Traveling priest – waki:
Coming through the clouds, coming across the seas and over the mountains, I live night after night on a journey with the grass as my pillow.
I am a traveling Buddhist monk. This evening again, I come for temporary lodging in the moonlight at this deserted, ruined castle.
How wondrous! I sense a human presence in the castle.
Who is it? Sir, are you a local, do you live around here?

Old man – shiteas mae-jite:
Certainly. I am the caretaker of this castle.
Invited by the moonlight, I came here to visit a priest who has traveled from afar to tell him a story of the old days. Look! The man appears!
Long ago, the lord of this castle was an elegant asthete who recreated a gorgeous seashore landscape inside his castle. Oh, how dear are my old days!

(The old man returns to the image of when he was young and alive.)

Lord Toru, a young prince transformed from an old man – shite, as nochi-jite:
From the abyss to the heavenly body, the minds of lives are deeply linked with each other.
The celestial palace reflects on the sea. How delightful it is to dance in the moonlight!
Birds nest in the trees on the beach and fish sleep on the moonlit waves.

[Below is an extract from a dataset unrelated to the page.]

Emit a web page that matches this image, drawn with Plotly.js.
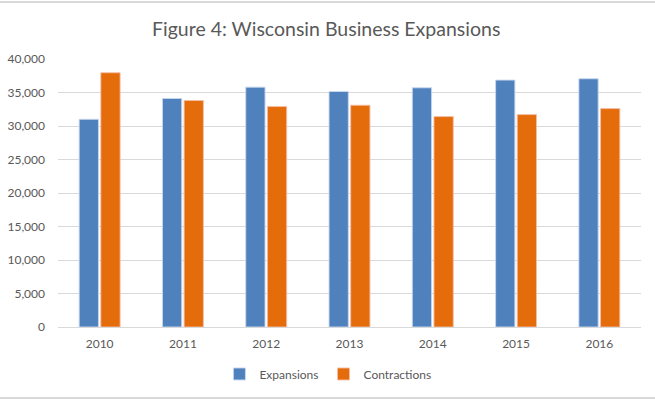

The fish lie at the bottom of the sea, unified in the depths from which they regard the moon.
Their eyes reflect the image of the Moon Prince, whose name will be heard throughout the distant future.

(Haya-mai: rapid dance)

Toru and chorus/narrator(s):
Clouds are my sleeves on which the snow falls around me.
Dancing a dance and the dance makes me dance in this autumn night.
I look all around and find the clear moon.
Scattering its light like flower petals down onto the world, my heart is purified with the sea breeze while I am dancing a dance and the dance makes me dance, dancing between life and death.

Dancing between the abyss and the heavenly body.
Yet, the moon still stays high above heaven and the water still stays deep in the sea.

Moonlight moves along the dancer’s sleeves.
When the dawn has already come with clouds and rain.
Oh, what a dear image of him dancing! What a dear image of him dancing!
He’s dancing a dance and the dance makes him dance…

(English translation: Mika Kimula and Marty Regan)

~

Traeume (Dreams) (German)

Say, what wondrous dreams
keep my soul captive,
that have not dissolved like empty foam
into drear oblivion?

Dreams, which every hour
and every day bloom more beautiful,
and with their heavenly tidings
blissfully pervade my mind?

Dreams, which like sublime light
penetrate my soul
to paint there an eternal image:
forgetting all, remembering one!

Dreams, like the spring sun
kissing the flowers from the snow —
to a welcome of undreamed-of joys
from the new day,

to grow, to bloom,
to impart their scent as they dream,
fading softly at your breast
to then sink into the grave.

~

Le citta sottili (The Invisible Cities) (Italian)

If you wish to believe me, all right. I will now tell you about Ottavia: spiderweb-city. There is a pass between two steep mountains: the city hangs above the emptiness, tied to the two peaks with cables and chains and foot-bridges. You walk over the wooden-cross laths and make sure you don’t put your feet between them, or you catch hold of the meshes of a hemp-net. Under it are hundreds and hundreds of yards of nothing: a single cloud passes; deeper you see the bottom of the pass. This is the basis of the town: a net from one end of the pass to the other end that acts as a support. Nothing stands on it, but hangs under it: rope-ladders, hammocks, houses in the shape of a bag, hallstands, terraces like ships, waterbags, gasjets, roasting spits, baskets on cables, freight elevators, showers, trapezes and rings, cablecars, lamps, hanging pots with plants. Hanging above the deep pass the life of the inhabitants of Ottavia is less unsure than the life in other cities. They know the net can only bear so much weight and no more.